N.B. As I see that @Marc liked this, I’d mention that what I really want is to have the same selector/widget in every “page” (where page is using the approach in his awesome showcase).

1 Like

Hi @drorata,

What are the issues you’re having with your first snippet? The sample below seems to work fine for me.

import streamlit as st

c1 = ['a', 'b']
c2 = ['c', 'd']

customer1 = st.selectbox("Select the customer: ", c1)
customer2 = st.selectbox("Select the customer: ", c2)

customer1
customer2

If however you wanted to do something like the following, you would encounter a DuplicateWidgetID error with the message There are multiple identical st.selectbox widgets with the same generated key.

import streamlit as st

c1 = ['a', 'b']

customer1 = st.selectbox("Select the customer: ", c1)
customer2 = st.selectbox("Select the customer: ", c1)

customer1
customer2

The solution to this would be to use a key

import streamlit as st

c1 = ['a', 'b']

customer1 = st.selectbox("Select the customer: ", c1, key="a")
customer2 = st.selectbox("Select the customer: ", c1, key="b")

customer1
customer2

When a widget is created, it’s assigned an internal key based on its structure.
Multiple widgets with an identical structure will result in the same internal key, which causes this error.
To fix this, please pass a unique key argument to st.selectbox.
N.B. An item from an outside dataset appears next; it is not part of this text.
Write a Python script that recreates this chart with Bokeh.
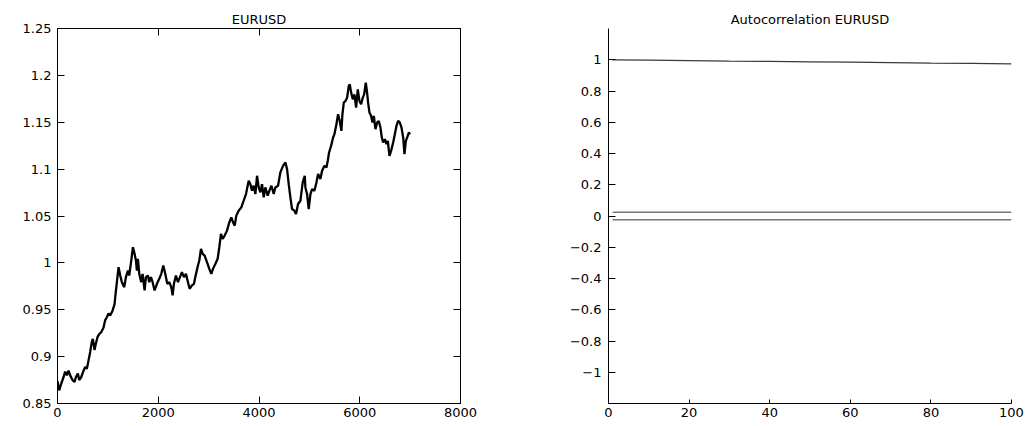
from bokeh.plotting import figure
from bokeh.layouts import row
from bokeh.models import Range1d, LinearAxis, FixedTicker, CustomLabelingPolicy
from bokeh.embed import file_html
from bokeh.resources import INLINE

# EURUSD price path (observation index, rate)
obs = [0, 33, 73, 119, 152, 186, 219, 252, 298, 338, 364, 404, 431, 470, 517, 550,
       583, 616, 649, 682, 702, 735, 762, 795, 828, 868, 914, 947, 980, 1013, 1046,
       1093, 1133, 1146, 1179, 1212, 1245, 1278, 1325, 1358, 1398, 1424, 1464, 1497,
       1530, 1557, 1576, 1596, 1623, 1662, 1689, 1729, 1755, 1795, 1821, 1855, 1888,
       1927, 1974, 2020, 2060, 2100, 2139, 2179, 2219, 2258, 2285, 2311, 2351, 2391,
       2431, 2470, 2510, 2550, 2590, 2623, 2669, 2709, 2735, 2788, 2815, 2848, 2881,
       2921, 2967, 3014, 3053, 3086, 3133, 3179, 3212, 3245, 3278, 3318, 3365, 3411,
       3451, 3484, 3517, 3550, 3596, 3649, 3696, 3742, 3795, 3828, 3861, 3894, 3928,
       3961, 3994, 4027, 4060, 4093, 4126, 4173, 4206, 4246, 4292, 4325, 4378, 4424,
       4477, 4524, 4557, 4590, 4623, 4656, 4702, 4735, 4775, 4822, 4868, 4908, 4921,
       4954, 4987, 5021, 5054, 5100, 5140, 5173, 5219, 5252, 5299, 5339, 5365, 5391,
       5431, 5471, 5497, 5537, 5570, 5603, 5636, 5656, 5683, 5716, 5749, 5782, 5802,
       5829, 5862, 5895, 5928, 5961, 5994, 6027, 6060, 6087, 6120, 6146, 6166, 6193,
       6226, 6252, 6279, 6312, 6345, 6378, 6411, 6438, 6464, 6498, 6531, 6557, 6590,
       6623, 6663, 6696, 6729, 6762, 6796, 6829, 6862, 6888, 6915, 6941, 6974, 7000]
rate = [0.874, 0.864, 0.871, 0.878, 0.884, 0.880, 0.885, 0.880, 0.875, 0.873, 0.878,
        0.882, 0.875, 0.878, 0.885, 0.889, 0.887, 0.896, 0.905, 0.916, 0.919, 0.907,
        0.914, 0.921, 0.924, 0.926, 0.931, 0.939, 0.942, 0.946, 0.944, 0.949, 0.956,
        0.9635, 0.9794, 0.9954, 0.9865, 0.9794, 0.9741, 0.9848, 0.9918, 0.9865, 1.0025,
        1.0167, 1.0096, 1.0025, 0.9918, 1.0043, 0.9883, 0.9794, 0.9883, 0.9706, 0.9848,
        0.9865, 0.9794, 0.9848, 0.9794, 0.9706, 0.9777, 0.9830, 0.9883, 0.9972, 0.9883,
        0.9777, 0.9794, 0.9741, 0.9653, 0.9777, 0.9865, 0.9794, 0.9848, 0.9901, 0.9848,
        0.9883, 0.9794, 0.9723, 0.9759, 0.9777, 0.9848, 0.9972, 1.0025, 1.0149, 1.0096,
        1.0078, 1.0007, 0.9936, 0.9883, 0.9936, 0.9989, 1.0043, 1.0167, 1.0309, 1.0255,
        1.0291, 1.0344, 1.0433, 1.0486, 1.0433, 1.0397, 1.0504, 1.0557, 1.0592, 1.0663,
        1.0734, 1.0876, 1.0840, 1.0770, 1.0823, 1.0734, 1.0929, 1.0805, 1.0752, 1.0840,
        1.0699, 1.0805, 1.0716, 1.0770, 1.0823, 1.0734, 1.0805, 1.0823, 1.0965, 1.1035,
        1.1071, 1.1000, 1.0840, 1.0699, 1.0574, 1.0557, 1.0521, 1.0628, 1.0663, 1.0858,
        1.0929, 1.0805, 1.0734, 1.0574, 1.0734, 1.0787, 1.0770, 1.0858, 1.0947, 1.0894,
        1.0982, 1.1035, 1.1018, 1.1089, 1.1177, 1.1248, 1.1337, 1.1372, 1.1479, 1.1585,
        1.1514, 1.1408, 1.1585, 1.1709, 1.1727, 1.1762, 1.1887, 1.1904, 1.1816, 1.1745,
        1.1798, 1.1656, 1.1851, 1.1727, 1.1691, 1.1762, 1.1798, 1.1922, 1.1816, 1.1709,
        1.1603, 1.1567, 1.1496, 1.1567, 1.1426, 1.1496, 1.1514, 1.1443, 1.1337, 1.1284,
        1.1319, 1.1266, 1.1301, 1.1142, 1.1195, 1.1284, 1.1372, 1.1461, 1.1514, 1.1496,
        1.1443, 1.1337, 1.1160, 1.1301, 1.1337, 1.1390, 1.1372]

# Sample autocorrelation by lag, with the approximate 95% band
lags = [1, 10, 20, 30, 40, 50, 60, 70, 80, 90, 100]
acf = [0.9995, 0.997, 0.994, 0.991, 0.989, 0.987, 0.985, 0.982, 0.979, 0.977, 0.974]
band = 0.024

price_xticks = [0, 2000, 4000, 6000, 8000]
price_yticks = [0.85, 0.9, 0.95, 1.0, 1.05, 1.1, 1.15, 1.2, 1.25]
price_ylabels = ["0.85", "0.9", "0.95", "1", "1.05", "1.1", "1.15", "1.2", "1.25"]
acf_xticks = [0, 20, 40, 60, 80, 100]
acf_yticks = [-1.0, -0.8, -0.6, -0.4, -0.2, 0.0, 0.2, 0.4, 0.6, 0.8, 1.0]
acf_ylabels = ["\u22121", "\u22120.8", "\u22120.6", "\u22120.4", "\u22120.2", "0",
               "0.2", "0.4", "0.6", "0.8", "1"]

FONT = "DejaVu Sans"
FS = "13px"

# labeling policy that keeps no labels (tick-only mirror axes)
NO_LABELS = "return new Set()"


def style_axis(ax, ticks, labels=None, show_labels=True):
    ax.ticker = FixedTicker(ticks=ticks)
    if labels is not None:
        ax.major_label_overrides = {t: l for t, l in zip(ticks, labels)}
    ax.minor_tick_line_color = None
    ax.major_tick_in = 7
    ax.major_tick_out = 0
    ax.axis_line_color = "black"
    ax.major_tick_line_color = "black"
    ax.major_label_text_font = FONT
    ax.major_label_text_color = "black"
    if show_labels:
        ax.major_label_text_font_size = FS
    else:
        ax.major_label_text_font_size = "0px"
        ax.major_label_policy = CustomLabelingPolicy(code=NO_LABELS)
        ax.major_label_standoff = 0


def style_title(p):
    p.title.text_font = FONT
    p.title.text_font_size = FS
    p.title.text_font_style = "normal"
    p.title.align = "center"
    p.title.text_color = "black"
    p.title.standoff = 3


# Left: price series in a boxed frame with inward ticks on all sides
p1 = figure(width=520, height=426, output_backend="svg", toolbar_location=None,
            x_range=Range1d(0, 8000), y_range=Range1d(0.85, 1.25),
            min_border_left=57, min_border_right=60, min_border_top=28,
            min_border_bottom=23, frame_width=403, frame_height=375,
            title="EURUSD")
p1.grid.visible = False
p1.outline_line_color = "black"
p1.outline_line_alpha = 1.0
style_title(p1)
style_axis(p1.xaxis[0], price_xticks)
p1.xaxis[0].major_label_standoff = 4
style_axis(p1.yaxis[0], price_yticks, price_ylabels)
p1.yaxis[0].major_label_standoff = 6
top_ax = LinearAxis()
style_axis(top_ax, price_xticks, show_labels=False)
p1.add_layout(top_ax, "above")
right_ax = LinearAxis()
style_axis(right_ax, price_yticks, show_labels=False)
p1.add_layout(right_ax, "right")
p1.line(obs, rate, line_color="black", line_width=2.3)

# Right: autocorrelation with confidence band
p2 = figure(width=513, height=426, output_backend="svg", toolbar_location=None,
            x_range=Range1d(0, 100), y_range=Range1d(-1.2, 1.2),
            min_border_left=88, min_border_right=22, min_border_top=28,
            min_border_bottom=23, frame_width=403, frame_height=375,
            title="Autocorrelation EURUSD")
p2.grid.visible = False
p2.outline_line_color = None
style_title(p2)
style_axis(p2.xaxis[0], acf_xticks)
p2.xaxis[0].major_tick_in = 4
p2.xaxis[0].major_label_standoff = 4
style_axis(p2.yaxis[0], acf_yticks, acf_ylabels)
p2.yaxis[0].major_label_standoff = 7
p2.line([lags[0], lags[-1]], [band, band], line_color="#7a7a7a", line_width=1.3)
p2.line([lags[0], lags[-1]], [-band, -band], line_color="#7a7a7a", line_width=1.3)
p2.line(lags, acf, line_color="#3a3a3a", line_width=1.3)

layout = row(p1, p2)
open("out.html", "w").write(file_html(layout, INLINE))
Thanks for the details. I faced exactly the second case indeed. I’m sorry for misleading in my OP. In that case, I understand why I have to use the key argument, but I argue it is likely to lead to something like:

customer1 = st.selectbox("Select the customer: ", customer_list, key="customer1")
customer2 = st.selectbox("Select the customer: ", customer_list, key="customer2")

This can happen when you want to choose two different customers from the same list. In this case, one has to use the key argument, but it is actually not really used by the users. If that’s indeed the case, I think streamlit should assign a key by itself. If the key can be used by the developer, then I don’t understand how.